## YOUR OBJECTIVE
Beginning with the first line, set down every line through the one containing "(772,8); % frame", exactly as it appears, but not the pictures.

--

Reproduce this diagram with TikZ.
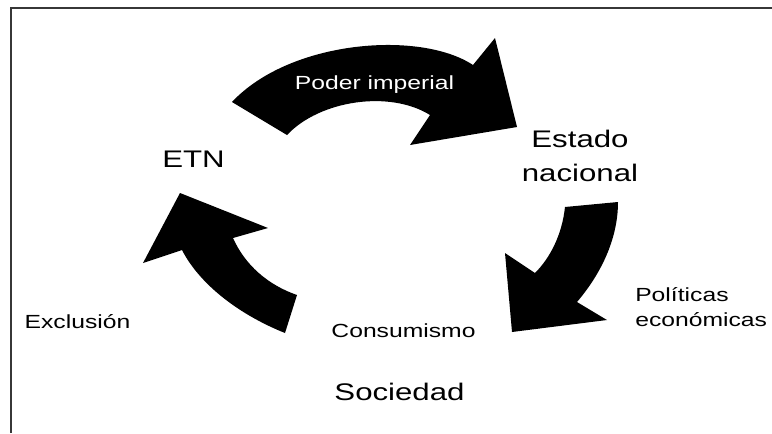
\documentclass[tikz,border=0pt]{standalone}
\usepackage{fontspec}
\setmainfont[FakeStretch=1.3]{Liberation Sans}
\usetikzlibrary{positioning}
\definecolor{framegray}{RGB}{55,55,55}

\begin{document}
\begin{tikzpicture}[x=0.75pt,y=-0.75pt,
  smalltext/.style={font=\fontsize{14.25}{18.75}\selectfont,inner sep=0pt},
  bigtext/.style={font=\fontsize{18}{25.5}\selectfont,inner sep=0pt}]
  \useasboundingbox (0,0) rectangle (772,433);
  \draw[framegray,line width=1.2pt] (11,433) |- (772,8); % frame

  \fill (232,102) .. controls (290,40) and (420,30) .. (473,65) -- (495,38) -- (517,127) -- (410,145) -- (430,115) .. controls (390,90) and (320,100) .. (287,135) -- cycle; % top arrow
  \fill (618,202) -- (565,207) .. controls (562,235) and (550,258) .. (535,273) -- (505,253) -- (512,332) -- (607,320) -- (577,302) .. controls (600,275) and (618,240) .. (618,202) -- cycle; % right arrow
  \fill (180,193) -- (268,228) -- (233,238) .. controls (245,265) and (268,285) .. (297,295) -- (285,333) .. controls (240,315) and (200,285) .. (182,250) -- (143,263) -- cycle; % left arrow

  \node[smalltext,white,anchor=base] (poder) at (374.5,89) {Poder imperial};
  \node[bigtext,anchor=base] (etn) at (193.5,167) {ETN};
  \node[bigtext,align=center] (estado) at (580,156) {Estado\\nacional};
  \node[smalltext,align=left,anchor=west] (politicas) at (635,307.5) {Políticas\\económicas};
  \node[smalltext,anchor=base] (exclusion) at (77.5,328) {Exclusión};
  \node[smalltext,anchor=base] (consumismo) at (403.5,337) {Consumismo};
  \node[bigtext,anchor=base] (sociedad) at (399.5,400) {Sociedad};
\end{tikzpicture}
\end{document}
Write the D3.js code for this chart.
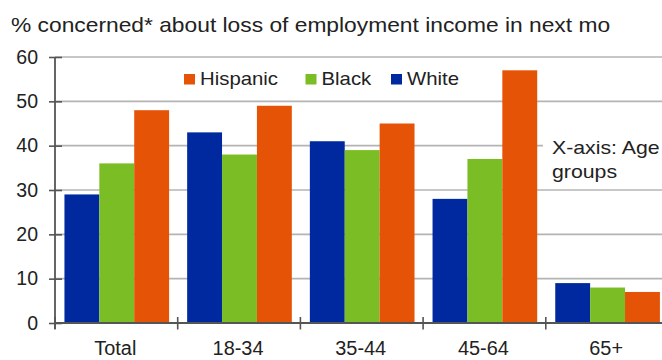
<!DOCTYPE html>
<html>
<head>
<meta charset="utf-8">
<script src="https://cdn.jsdelivr.net/npm/d3@7/dist/d3.min.js"></script>
<style>
  html, body { margin: 0; padding: 0; background: #fff; }
  svg { display: block; font-family: "Liberation Sans", Arial, sans-serif; }
</style>
</head>
<body>
<svg id="chart" width="662" height="360"></svg>
<script>
// Age groups along the x axis
const categories = ["Total", "18-34", "35-44", "45-64", "65+"];
// Series in drawing order (left to right inside each group)
const seriesNames = ["White", "Black", "Hispanic"];
const whiteValues = [29, 43, 41, 28, 9];
const blackValues = [36, 38, 39, 37, 8];
const hispanicValues = [48, 49, 45, 57, 7];
const yTicks = [0, 10, 20, 30, 40, 50, 60];
const legendOrder = ["Hispanic", "Black", "White"];

const colors = { White: "#0029a0", Black: "#7bbd24", Hispanic: "#e55306" };
const valuesBySeries = { White: whiteValues, Black: blackValues, Hispanic: hispanicValues };

const svg = d3.select("#chart");
const plotLeft = 55, plotBottom = 323, plotTop = 57;
const bandW = 122.7;

// Widen a text element horizontally by a factor (glyphs are stretched, not just spaced)
function stretch(sel, k) {
  sel.each(function () {
    const w = this.getComputedTextLength();
    d3.select(this).attr("textLength", w * k).attr("lengthAdjust", "spacingAndGlyphs");
  });
}

const x = d3.scaleBand().domain(categories).range([plotLeft, plotLeft + bandW * categories.length]).padding(0);
const xInner = d3.scaleBand().domain(seriesNames)
  .range([x.bandwidth() * 0.077, x.bandwidth() * 0.93]).padding(0);
const y = d3.scaleLinear().domain([0, 60]).range([plotBottom, plotTop]);

// Gridlines
svg.append("g").selectAll("line").data(yTicks.filter(d => d > 0)).join("line")
  .attr("x1", plotLeft).attr("x2", 662)
  .attr("y1", d => y(d)).attr("y2", d => y(d))
  .attr("stroke", "#b4b4b4").attr("stroke-width", 1.6);

// Y axis
const yAxis = d3.axisLeft(y).tickValues(yTicks).tickSizeInner(6).tickSizeOuter(0).tickPadding(11);
const gy = svg.append("g").attr("transform", `translate(${plotLeft},0)`).call(yAxis);
gy.select(".domain").attr("stroke", "#555").attr("stroke-width", 1.8)
  .attr("d", `M0,${plotTop}V${plotBottom + 6}`);
gy.selectAll(".tick line").attr("stroke", "#555").attr("stroke-width", 1.6).attr("x1", -6).attr("x2", 7);
gy.selectAll(".tick text").attr("fill", "#222").style("font-size", "19.5px")
  .style("font-family", "'Liberation Sans', Arial, sans-serif");

// Bars
const rows = categories.map((c, i) => ({ cat: c, vals: seriesNames.map(s => ({ s, v: valuesBySeries[s][i] })) }));
const groups = svg.append("g").selectAll("g").data(rows).join("g")
  .attr("transform", d => `translate(${x(d.cat)},0)`);
groups.selectAll("rect").data(d => d.vals).join("rect")
  .attr("x", d => xInner(d.s))
  .attr("width", xInner.bandwidth())
  .attr("y", d => y(d.v))
  .attr("height", d => y(0) - y(d.v))
  .attr("fill", d => colors[d.s]);

// X axis with tick marks at group boundaries
svg.append("line").attr("x1", plotLeft).attr("x2", 662).attr("y1", plotBottom).attr("y2", plotBottom)
  .attr("stroke", "#555").attr("stroke-width", 1.8);
const bounds = categories.map(c => x(c));
svg.append("g").selectAll("line").data(bounds).join("line")
  .attr("x1", d => d).attr("x2", d => d)
  .attr("y1", plotBottom - 6).attr("y2", plotBottom + 6.5)
  .attr("stroke", "#555").attr("stroke-width", 1.6);
svg.append("g").selectAll("text").data(categories).join("text")
  .attr("x", d => x(d) + x.bandwidth() / 2 - 1)
  .attr("y", 354.5)
  .attr("text-anchor", "middle")
  .attr("fill", "#222")
  .style("font-size", "19.5px")
  .text(d => d)
  .call(stretch, 1.02);

// Subtitle
svg.append("text").attr("x", 11).attr("y", 32)
  .attr("fill", "#222").style("font-size", "21px")
  .text("% concerned* about loss of employment income in next mo")
  .call(stretch, 1.085);

// Legend
const legendPos = { Hispanic: 184, Black: 305.5, White: 391 };
const lg = svg.append("g");
legendOrder.forEach(s => {
  lg.append("rect").attr("x", legendPos[s]).attr("y", 74).attr("width", 11).attr("height", 10.5)
    .attr("fill", colors[s]);
  lg.append("text").attr("x", legendPos[s] + 16).attr("y", 84.5)
    .attr("fill", "#222").style("font-size", "18.5px").text(s)
    .call(stretch, 1.1);
});

// Axis note
svg.append("rect").attr("x", 543).attr("y", 128).attr("width", 119).attr("height", 58).attr("fill", "#fff");
const note = svg.append("g").attr("fill", "#222").style("font-size", "19px");
note.append("text").attr("x", 552).attr("y", 154).text("X-axis: Age").call(stretch, 1.12);
note.append("text").attr("x", 552).attr("y", 177.5).text("groups").call(stretch, 1.12);
</script>
</body>
</html>
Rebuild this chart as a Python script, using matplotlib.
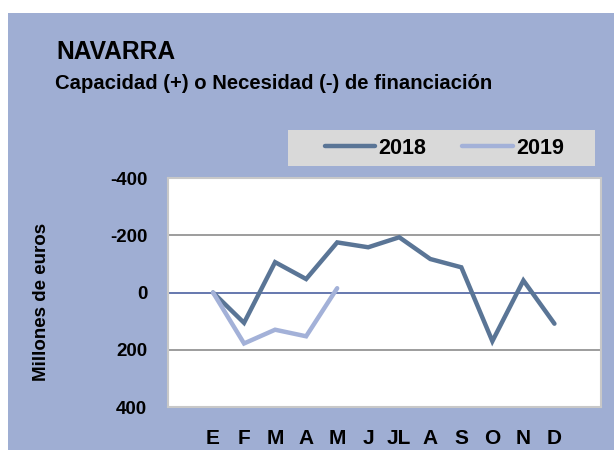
import numpy as np
import matplotlib
matplotlib.use('Agg')
from matplotlib import pyplot as plt
from matplotlib.patches import Rectangle

meses = ['E', 'F', 'M', 'A', 'M', 'J', 'JL', 'A', 'S', 'O', 'N', 'D']
v2018 = [0, 106, -106, -47, -175, -158, -193, -117, -88, 170, -42, 109]
v2019 = [0, 178, 130, 153, -15]
yticks = [-400, -200, 0, 200, 400]

fondo = '#9FAED3'
c2018 = '#5A7596'
c2019 = '#A3B1D8'

plt.rcParams['font.family'] = 'Liberation Sans'
plt.rcParams['font.weight'] = 'bold'

W, H = 614, 450
fig = plt.figure(figsize=(W / 100, H / 100), dpi=100, facecolor='white')
# fondo del gráfico
fig.patches.append(Rectangle((8 / W, 0), 1, 1 - 13 / H, transform=fig.transFigure,
                             facecolor=fondo, edgecolor='none', zorder=-10))
# caja de la leyenda
fig.patches.append(Rectangle((288 / W, 1 - 166 / H), 307 / W, 36 / H, transform=fig.transFigure,
                             facecolor='#D9D9D9', edgecolor='none', zorder=-5))

fig.text(56 / W, 1 - 59 / H, 'NAVARRA', fontsize=17.7, fontweight='bold', va='baseline')
fig.text(55 / W, 1 - 89 / H, 'Capacidad (+) o Necesidad (-) de financiación',
         fontsize=14.6, fontweight='bold', va='baseline')

ax = fig.add_axes([168 / W, 1 - 407 / H, 433 / W, 229 / H])
ax.set_facecolor('white')
x = np.arange(len(meses))
ax.plot(x, v2018, color=c2018, lw=3.2, solid_capstyle='round', solid_joinstyle='miter', label='2018', zorder=3)
ax.plot(x[:len(v2019)], v2019, color=c2019, lw=3.2, solid_capstyle='round', solid_joinstyle='miter', label='2019', zorder=3)

ax.set_ylim(400, -400)
ax.set_xlim(-1.45, 12.5)
ax.set_yticks(yticks)
ax.set_yticklabels([str(v) for v in yticks], fontsize=13.5, fontweight='bold')
ax.set_xticks(x)
ax.set_xticklabels(meses, fontsize=15, fontweight='bold')
ax.tick_params(length=0)
ax.tick_params(axis='y', pad=15)
ax.tick_params(axis='x', pad=16)
for v in (-200, 200):
    ax.axhline(v, color='#8C8C8C', lw=1.2, zorder=1)
ax.axhline(0, color='#3C5499', lw=1.1, zorder=2)
for s in ax.spines.values():
    s.set_color('#C8C8C8')
    s.set_linewidth(1.5)

ax.set_ylabel('Millones de euros', fontsize=13.5, fontweight='bold')
ax.yaxis.set_label_coords(-0.2725, 0.4585)

fig.legend(loc='center', ncol=2, bbox_to_anchor=(444.5 / W, 1 - 148 / H),
           frameon=False, handlelength=2.33, handletextpad=0.15, columnspacing=1.67,
           prop={'weight': 'bold', 'size': 15.5})

fig.savefig('out.png', dpi=100, facecolor=fig.get_facecolor())
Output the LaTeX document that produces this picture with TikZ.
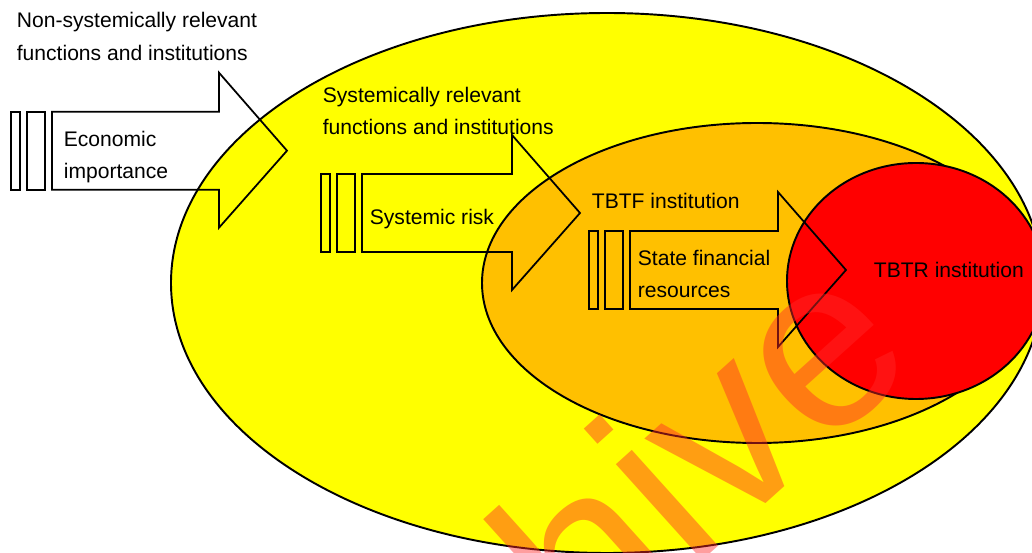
\documentclass[tikz,border=0pt]{standalone}
\usepackage{fontspec}
\setmainfont{Liberation Sans}

\definecolor{outeryellow}{RGB}{255,255,0}
\definecolor{midorange}{RGB}{255,192,0}
\definecolor{innerred}{RGB}{255,0,0}
\definecolor{stampred}{RGB}{255,40,40}

\begin{document}
\begin{tikzpicture}[x=0.02cm, y=-0.02cm, line width=1pt]
	\tikzstyle{txt} = [inner sep=0pt, anchor=base west, align=left, font=\fontsize{12}{18.7}\selectfont];
	\tikzstyle{zone} = [draw=black, line width=1.1pt];
	
	\useasboundingbox (0,0) rectangle (1032,553);
	\clip (0,0) rectangle (1032,553);
	
	% nested areas
	\filldraw[zone, fill=outeryellow] (607,283) ellipse [x radius=436, y radius=270];
	\filldraw[zone, fill=midorange] (757,283) ellipse [x radius=275, y radius=160];
	\filldraw[zone, fill=innerred] (916,281) ellipse [x radius=129, y radius=118];
	
	% #1,#2 = top left of first bar, #3 = shaft length
	\def\bararrow#1#2#3{
		\draw (#1,#2) rectangle ++(9,78);
		\draw (#1+16,#2) rectangle ++(18,78);
		\draw (#1+41,#2) -- ++(#3,0) -- ++(0,-39) -- ++(68,78) -- ++(-68,77) -- ++(0,-38) -- ++(-#3,0) -- cycle;
	}
	
	\bararrow{11}{111.7}{167}
	\bararrow{321}{174}{150}
	\bararrow{589}{231}{148}
	
	% anchor = baseline of the last line
	\node[txt] (nonsys) at (16,60.5) {Non-systemically relevant\\functions and institutions};
	\node[txt] (econ) at (63,179) {Economic\\importance};
	\node[txt] (sysrel) at (322,135) {Systemically relevant\\functions and institutions};
	\node[txt] (sysrisk) at (369,225) {Systemic risk};
	\node[txt] (tbtf) at (591,209) {TBTF institution};
	\node[txt] (statefin) at (637,298) {State financial\\resources};
	\node[txt] (tbtr) at (873,278) {TBTR institution};
	
	% watermark
	\node[text=stampred, opacity=0.45, rotate=42, anchor=base east, inner sep=0pt, font=\fontsize{139}{150}\selectfont] (stamp) at (923,362) {Archive};
	
\end{tikzpicture}
\end{document}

--

## TASK SOLUTION
Reproduce this diagram with TikZ.
\documentclass[tikz,border=0pt]{standalone}
\usepackage{fontspec}
\setmainfont[FakeStretch=1.3]{Liberation Sans}
\usetikzlibrary{positioning}
\definecolor{framegray}{RGB}{55,55,55}

\begin{document}
\begin{tikzpicture}[x=0.75pt,y=-0.75pt,
  smalltext/.style={font=\fontsize{14.25}{18.75}\selectfont,inner sep=0pt},
  bigtext/.style={font=\fontsize{18}{25.5}\selectfont,inner sep=0pt}]
  \useasboundingbox (0,0) rectangle (772,433);
  \draw[framegray,line width=1.2pt] (11,433) |- (772,8); % frame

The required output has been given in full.